Governor Arnold Schwarzenegger’s proposed budget and spending control strategy can be an “era of reform” that will force government to live within its means and end reckless and mismanaged use of tax dollars.

It is an agenda of priority setting, accountability and performance, and this deserves strong support from Californians who pay the bills.

The no-new-taxes, $111.7-billion state budget proposal, including an $86 billion general fund, is based on a 6 percent increase in state revenues and an overall growth in spending of 4.2 percent, to whittle down an $8.1 billion difference between business-as-usual spending growth and projected revenues for the fiscal year starting July 1.

This governor has decided to take on the powerful spending lobby, with its legions of lobbyists representing public employee unions and other special interests (such as health care, education, other government entities) that zealously guard their parts of the public spending pie while pushing for more and more, and new or higher taxes if they can get them.

The Problem is Spending, Not Lack of Revenue. The governor has consistently stated that California has a spending problem, not a revenue problem, as he maintains opposition to higher taxes. In doing so, he is challenging and attempting to change years of financial mismanagement in Sacramento. The spending lobby repeatedly decries “budget cuts”, when in fact the governor is calling for  more money for the budget year. The overall 4.2 percent growth is  fair and reasonable. Schools actually get substantially more growth.

An End to Unbridled Spending. The governor proposes to enforce balanced budgeting by requiring across-the-board spending reductions when revenues are found to be short of programmed costs and the Legislature fails to act to bring the budget into balance.

Education Funding. The era of reform includes changes to improve the performance of schools and the aspects of financial management that are on automatic pilot. While education gets 7.1 percent more in the governor’s proposal, the education lobby wants more, contending they should have some $2 billion  more in spending based on last year’s budget agreement. The governor proposes that public education (getting $50 billion a year as it is) receive funding needed for projected enrollment growth and inflation.

Public Pensions. The era of reform includes modernization and sensible changes to  public employee retirement programs. Those hired after mid-2007 will have a defined contribution plan, similar to the 401(k) benefit common in the private sector, instead of guaranteed benefits that require the government employers (taxpayers) to underwrite the gold-plated levels of benefits. The cost to the state’s taxpayers for extremely generous state pensions has grown from $200 million in 2000 to $2.6 billion this year.

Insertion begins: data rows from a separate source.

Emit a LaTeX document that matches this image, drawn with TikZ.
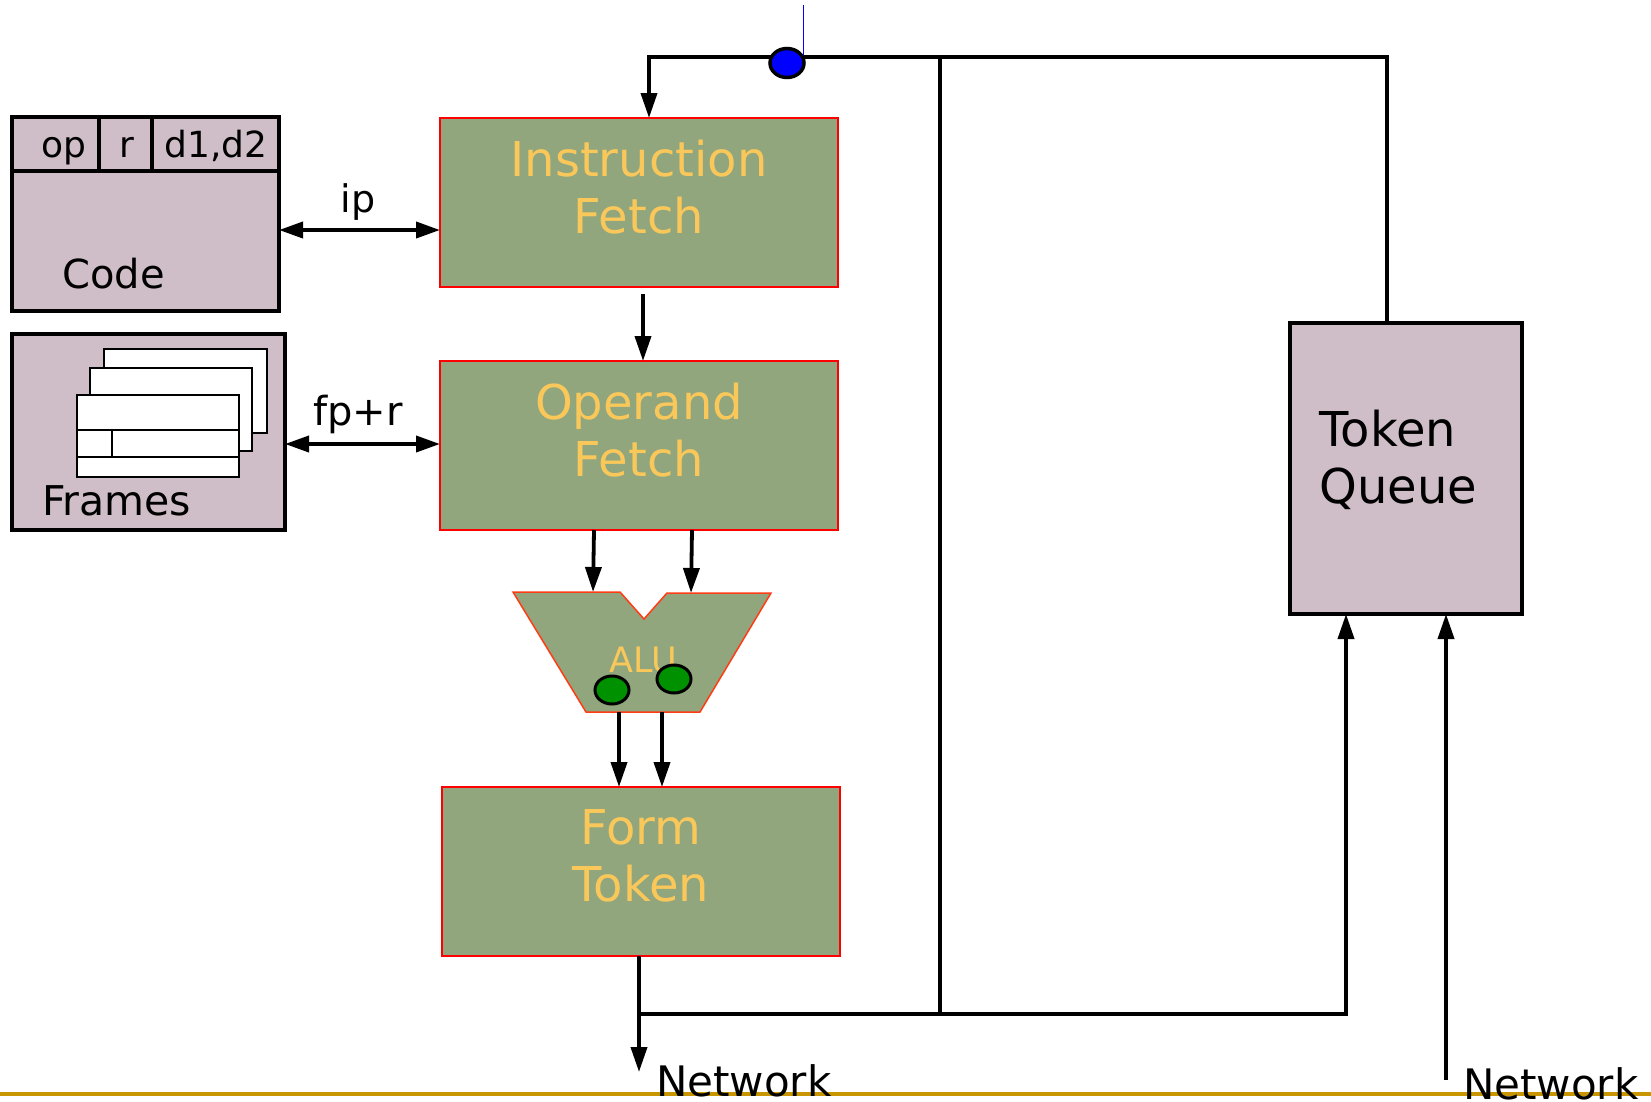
\documentclass[tikz,border=0pt]{standalone}
\usepackage{fontspec}
\setmainfont{DejaVu Sans}
\usetikzlibrary{arrows.meta,calc,shapes.geometric}
\definecolor{boxgreen}{RGB}{145,166,125}
\definecolor{mauve}{RGB}{207,190,200}
\definecolor{ytext}{RGB}{250,200,90}
\definecolor{gold}{RGB}{200,150,0}
\definecolor{aluedge}{RGB}{255,60,20}
\definecolor{dotgreen}{RGB}{0,145,0}
\begin{document}
\begin{tikzpicture}[x=1pt,y=-1pt,
  stage/.style={draw=red,line width=2.5pt,fill=boxgreen,minimum width=398pt,minimum height=169pt,anchor=north west,inner sep=0pt,outer sep=0pt},
  store/.style={draw=black,line width=4pt,fill=mauve,anchor=north west,inner sep=0pt,outer sep=0pt},
  ylab/.style={text=ytext,font=\fontsize{48}{57}\selectfont,align=center},
  blab/.style={text=black,font=\fontsize{42}{50}\selectfont},
  wire/.style={line width=3.8pt,draw=black},
  arr/.style={wire,-{Triangle[length=25pt,width=16pt]}},
  darr/.style={wire,{Triangle[length=24pt,width=16pt]}-{Triangle[length=24pt,width=16pt]}},
  sheet/.style={draw=black,line width=2.5pt,fill=white}]
\useasboundingbox (0,0) rectangle (1651,1101);
% gold base line
\draw[gold,line width=4pt] (0,1094) -- (1651,1094);
% Code store
\node[store,minimum width=267pt,minimum height=194pt] (code) at (12,117) {};
\draw[line width=3.5pt] (12,171) -- (279,171);
\draw[line width=3.5pt] (99,117) -- (99,171);
\draw[line width=3.5pt] (152,117) -- (152,171);
\node[font=\fontsize{36}{40}\selectfont,anchor=base] (op) at (64,157) {op};
\node[font=\fontsize{36}{40}\selectfont,anchor=base] (rr) at (127,157) {r};
\node[font=\fontsize{36}{40}\selectfont,anchor=base] (dd) at (216,157) {d1,d2};
\node[font=\fontsize{40}{46}\selectfont,anchor=base west,inner sep=0pt] (codelab) at (62,288) {Code};
% Frames store
\node[store,minimum width=273pt,minimum height=196pt] (frames) at (12,334) {};
\draw[sheet] (104,349) rectangle (267,433);
\draw[sheet] (90,368) rectangle (252,451);
\draw[sheet] (77,395) rectangle (239,477);
\draw[line width=2.5pt] (77,430) -- (239,430);
\draw[line width=2.5pt] (77,457) -- (239,457);
\draw[line width=2.5pt] (112,430) -- (112,457);
\node[font=\fontsize{41}{46}\selectfont,anchor=base west,inner sep=0pt] (frameslab) at (42,515) {Frames};
% stages
\node[stage] (IF) at (440,118) {};
\node[ylab] (IFt) at (639,187) {Instruction\\Fetch};
\node[stage] (OF) at (440,361) {};
\node[ylab] (OFt) at (639,430) {Operand\\Fetch};
\node[stage] (FT) at (442,787) {};
\node[ylab] (FTt) at (641,856) {Form\\Token};
% Token queue
\node[store,minimum width=232pt,minimum height=291pt] (TQ) at (1290,323) {};
\node[blab,font=\fontsize{48}{57}\selectfont,align=left,anchor=west] (TQt) at (1316,460) {Token\\Queue};
% ALU
\draw[aluedge,line width=1.5pt,fill=boxgreen] (513,592) -- (620,592) -- (644,619) -- (667,593) -- (771,593) -- (700,712) -- (586,712) -- cycle;
\node[text=ytext,font=\fontsize{35}{40}\selectfont] (alu) at (643,660) {ALU};
\node[draw=black,line width=3pt,fill=dotgreen,ellipse,minimum width=34pt,minimum height=28pt,inner sep=0pt] (g1) at (612,690) {};
\node[draw=black,line width=3pt,fill=dotgreen,ellipse,minimum width=34pt,minimum height=28pt,inner sep=0pt] (g2) at (674,679) {};
% coordinates
\coordinate (ipy) at (0,230);
\coordinate (fpy) at (0,444);
\coordinate (aluL) at (593,592);
\coordinate (aluR) at (691,593);
\coordinate (aluoL) at (619,712);
\coordinate (aluoR) at (662,712);
\coordinate (topL) at (649,57);
\coordinate (topR) at (1387,57);
\coordinate (busTop) at (940,57);
\coordinate (busBot) at (940,1014);
\coordinate (ftJ) at (639,1014);
\coordinate (ftOut) at (639,1072);
\coordinate (tqInL) at (1346,1014);
\coordinate (netIn) at (1446,1080);
\coordinate (blueTop) at (803,5);
\coordinate (blueBot) at (803,57);
% connectors
\draw[darr] (code.east |- ipy) -- (IF.west |- ipy);
\node[blab,font=\fontsize{38}{44}\selectfont] (iplab) at (358,202) {ip};
\draw[darr] (frames.east |- fpy) -- (OF.west |- fpy);
\node[blab,font=\fontsize{40}{46}\selectfont] (fplab) at (358,414) {fp+r};
\draw[arr] ($(IF.south)+(4,7)$) -- (OF.north -| 643,0);
\draw[arr] (OF.south -| 594,0) -- (aluL);
\draw[arr] (OF.south -| 692,0) -- (aluR);
\draw[arr] (aluoL) -- (FT.north -| aluoL);
\draw[arr] (aluoR) -- (FT.north -| aluoR);
\draw[arr] (FT.south -| ftJ) -- (ftOut);
\draw[arr] (ftJ) -- (tqInL) -- (TQ.south -| tqInL);
\draw[wire] (busBot) -- (busTop);
\draw[arr] (TQ.north -| topR) -- (topR) -- (topL) -- (IF.north -| topL);
\draw[arr] (netIn) -- (TQ.south -| netIn);
\draw[blue,line width=1pt] (blueTop) -- (blueBot);
\node[draw=black,line width=3.5pt,fill=blue,ellipse,minimum width=34pt,minimum height=29pt,inner sep=0pt] (bluedot) at (787,63) {};
% network labels
\node[blab,anchor=base west,inner sep=0pt] (net1) at (656,1096) {Network};
\node[blab,anchor=base west,inner sep=0pt] (net2) at (1463,1099) {Network};
\end{tikzpicture}
\end{document}
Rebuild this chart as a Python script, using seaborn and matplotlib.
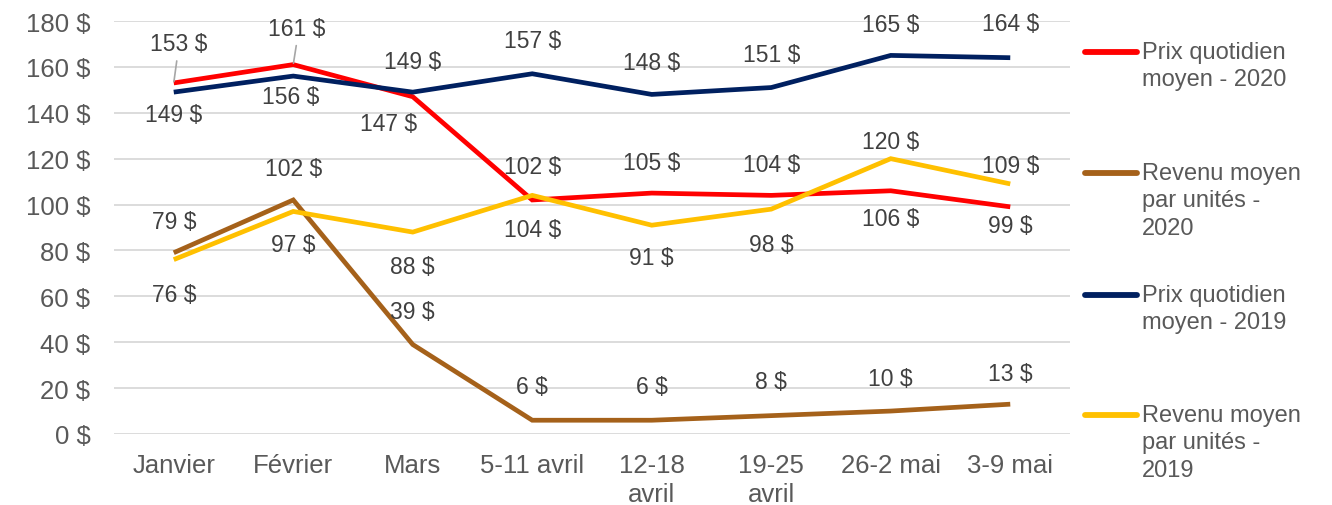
import matplotlib
matplotlib.use("Agg")
import matplotlib.pyplot as plt
import seaborn as sns
import pandas as pd
from matplotlib.lines import Line2D

categories = ["Janvier", "Février", "Mars", "5-11 avril", "12-18\navril",
              "19-25\navril", "26-2 mai", "3-9 mai"]
series_names = ["Prix quotidien\nmoyen - 2020",
                "Revenu moyen\npar unités -\n2020",
                "Prix quotidien\nmoyen - 2019",
                "Revenu moyen\npar unités -\n2019"]
prix_2020 = [153, 161, 147, 102, 105, 104, 106, 99]
revenu_2020 = [79, 102, 39, 6, 6, 8, 10, 13]
prix_2019 = [149, 156, 149, 157, 148, 151, 165, 164]
revenu_2019 = [76, 97, 88, 104, 91, 98, 120, 109]
yticks = list(range(0, 181, 20))

colors = ["#FF0000", "#A5611A", "#002060", "#FFC000"]
all_values = [prix_2020, revenu_2020, prix_2019, revenu_2019]

# label offsets in pixels (dx, dy up-positive)
label_offsets = [
    [(5, 39), (3, 36), (-24, -27), (0, 33), (0, 31), (0, 31), (0, -28), (0, -19)],
    [(0, 31), (0, 31), (0, 33), (0, 34), (0, 34), (0, 34), (0, 33), (0, 31)],
    [(0, -22), (-3, -20), (0, 31), (0, 33), (0, 32), (0, 33), (0, 31), (0, 34)],
    [(0, -35), (0, -33), (0, -34), (0, -34), (0, -32), (0, -35), (0, 17), (0, 18)],
]

rows = []
for name, vals in zip(series_names, all_values):
    for i, v in enumerate(vals):
        rows.append({"x": i, "value": v, "series": name})
df = pd.DataFrame(rows)

sns.set_style("white")
plt.rcParams["font.family"] = ["Liberation Sans", "DejaVu Sans"]

fig = plt.figure(figsize=(13.32, 5.06), dpi=100)
ax = fig.add_axes([114 / 1332, 1 - 435 / 506, (1070 - 114) / 1332, 413 / 506])

sns.lineplot(data=df, x="x", y="value", hue="series", hue_order=series_names,
             palette=colors, linewidth=3.4, ax=ax, legend=False, sort=False)
for line in ax.get_lines():
    line.set_solid_capstyle("butt")
    line.set_solid_joinstyle("miter")

ax.set_xlim(-0.5, 7.5)
ax.set_ylim(0, 180)
ax.set_yticks(yticks)
ax.set_yticklabels([f"{t} $" for t in yticks])
ax.set_xticks(range(len(categories)))
ax.set_xticklabels(categories, linespacing=1.22)
ax.set_xlabel("")
ax.set_ylabel("")
ax.tick_params(axis="y", labelsize=18.5, colors="#595959", length=0, pad=17)
ax.tick_params(axis="x", labelsize=18.5, colors="#595959", length=0, pad=14)
for s in ax.spines.values():
    s.set_visible(False)
ax.yaxis.grid(True, color="#D9D9D9", linewidth=1.3)
ax.set_axisbelow(True)

for si, vals in enumerate(all_values):
    for i, v in enumerate(vals):
        dx, dy = label_offsets[si][i]
        ax.annotate(f"{v} $", xy=(i, v), xytext=(dx, dy), textcoords="offset pixels",
                    ha="center", va="center", fontsize=16.5, color="#404040", zorder=5)

# leader lines for first two red labels
for i, (dx0, dy0) in [(0, (3, 22)), (1, (3, 19))]:
    ax.annotate("", xy=(i, prix_2020[i]), xytext=(dx0, dy0), textcoords="offset pixels",
                arrowprops=dict(arrowstyle="-", color="#A6A6A6", lw=1.2,
                                shrinkA=0, shrinkB=1))

# legend on the right
legend_tops = [42, 163, 285, 405]
for name, col, top in zip(series_names, colors, legend_tops):
    yl = 1 - (top + 11) / 506
    fig.add_artist(Line2D([1085 / 1332, 1137 / 1332], [yl, yl], color=col,
                          linewidth=4.2, solid_capstyle="round",
                          transform=fig.transFigure))
    fig.text(1142 / 1332, 1 - top / 506, name, ha="left", va="top",
             fontsize=17, color="#595959", linespacing=1.32)

fig.savefig("out.png", dpi=100)
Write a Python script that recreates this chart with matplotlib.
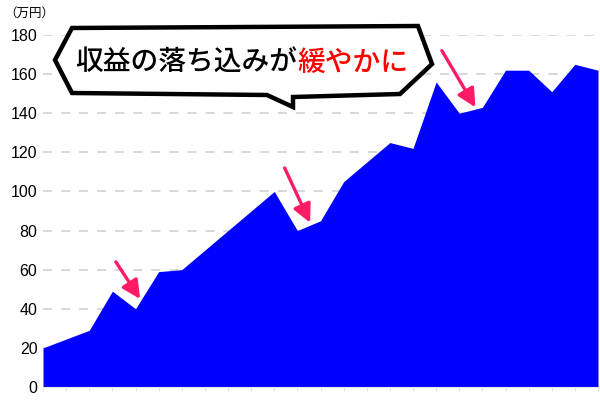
import matplotlib.pyplot as plt
from matplotlib.patches import Polygon

# data (万円)
periods = list(range(25))
revenue = [20, 24.5, 29, 49, 40, 59, 60, 70, 80, 90, 100, 80, 85, 105, 115,
           125, 122, 156, 140, 143, 162, 162, 151, 165, 162]
y_ticks = [0, 20, 40, 60, 80, 100, 120, 140, 160, 180]

# arrows pointing at the dips: (start, tip) in data units
arrows = [((3.15, 64), (4.2, 45)),
          ((10.45, 112), (11.55, 84)),
          ((17.25, 172), (18.7, 143))]

title_black = "収益の落ち込みが"
title_red = "緩やかに"

plt.rcParams['font.family'] = ['Noto Sans CJK JP', 'DejaVu Sans']

fig = plt.figure(figsize=(6, 4), dpi=100)
ax = fig.add_axes([43 / 600, 13 / 400, 555 / 600, 352 / 400])

ax.fill_between(periods, revenue, 0, color='#0000ff', linewidth=0, zorder=2)
ax.set_xlim(0, 24)
ax.set_ylim(0, 180)
ax.set_yticks(y_ticks)
ax.yaxis.grid(True, color='#d4d4d4', linestyle=(0, (5, 5)), linewidth=1.3, zorder=0)
ax.set_xticks(periods)
ax.set_xticklabels([])
ax.tick_params(axis='x', length=3, color='#e4e4e4', width=0.8)
ax.tick_params(axis='y', length=0, labelsize=11.5, pad=4)
for lbl in ax.get_yticklabels():
    lbl.set_family(['Liberation Sans', 'DejaVu Sans'])
for side in ['left', 'right', 'top']:
    ax.spines[side].set_visible(False)
ax.spines['bottom'].set_color('#e6e6e6')
ax.set_axisbelow(True)

fig.text(4 / 600, 1 - 13 / 400, "（万円）", fontsize=9, va='center', ha='left')

for (x0, y0), (x1, y1) in arrows:
    ax.annotate('', xy=(x1, y1), xytext=(x0, y0), zorder=5,
                arrowprops=dict(arrowstyle='-|>,head_length=1.1,head_width=0.55',
                                color='#ff1a66', lw=2.4, shrinkA=0, shrinkB=0))

# speech bubble in pixel coordinates -> figure fraction
bubble_px = [(72, 28), (418, 26), (432, 64), (400, 94), (293, 97), (293, 107),
             (267, 95), (72, 93), (55, 60)]
bubble = Polygon([(px / 600, 1 - py / 400) for px, py in bubble_px], closed=True,
                 facecolor='white', edgecolor='black', linewidth=3.2,
                 joinstyle='miter', transform=fig.transFigure, zorder=10)
fig.add_artist(bubble)

fig.text(297 / 600, 1 - 62 / 400, title_black, fontsize=20, ha='right', va='center',
         color='black', fontweight='medium', zorder=11)
fig.text(297 / 600, 1 - 62 / 400, title_red, fontsize=20, ha='left', va='center',
         color='#ff0000', fontweight='medium', zorder=11)

fig.savefig('out.png', dpi=100)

A number of counties and cities around the state are threatened with bankruptcy because governing boards and councils gave the unions retirement deals that enable many long-time employees, especially police and firefighter personnel, close to 100 percent of their salaries in retirement, plus very good health benefits.

Pension deals are forcing state and local policy-makers to reduce spending for critical public safety and safety net programs, or go to the public for higher taxes, or both. These labor contracts cannot be unilaterally altered without violating vested rights, which the courts have consistently protected, but the system can and should be altered for future employees. Pension reform is critical so that communities can afford to maintain safety programs and vital public services.

More Borrowing. There is initial discomfort from the budget’s proposal to continue for one more year the use of Proposition 42 transportation dollars – the sales tax on gasoline – to bail out the general fund. However, this is allowed by a fiscal emergency “safety valve” built into the ballot initiative that probably would not have passed without it.

Call for Change. Californians have stated in the voting booths that they no longer want the status quo that is the desire of powerful special interests. Taxpayers are discouraged by Sacramento’s reckless mismanagement of finances. There is clearly an understanding that something dramatic must happen to put the state back on track.

If the Legislature refuses to act, the governor’s commitment to change will be supported by this state’s voters and taxpayers.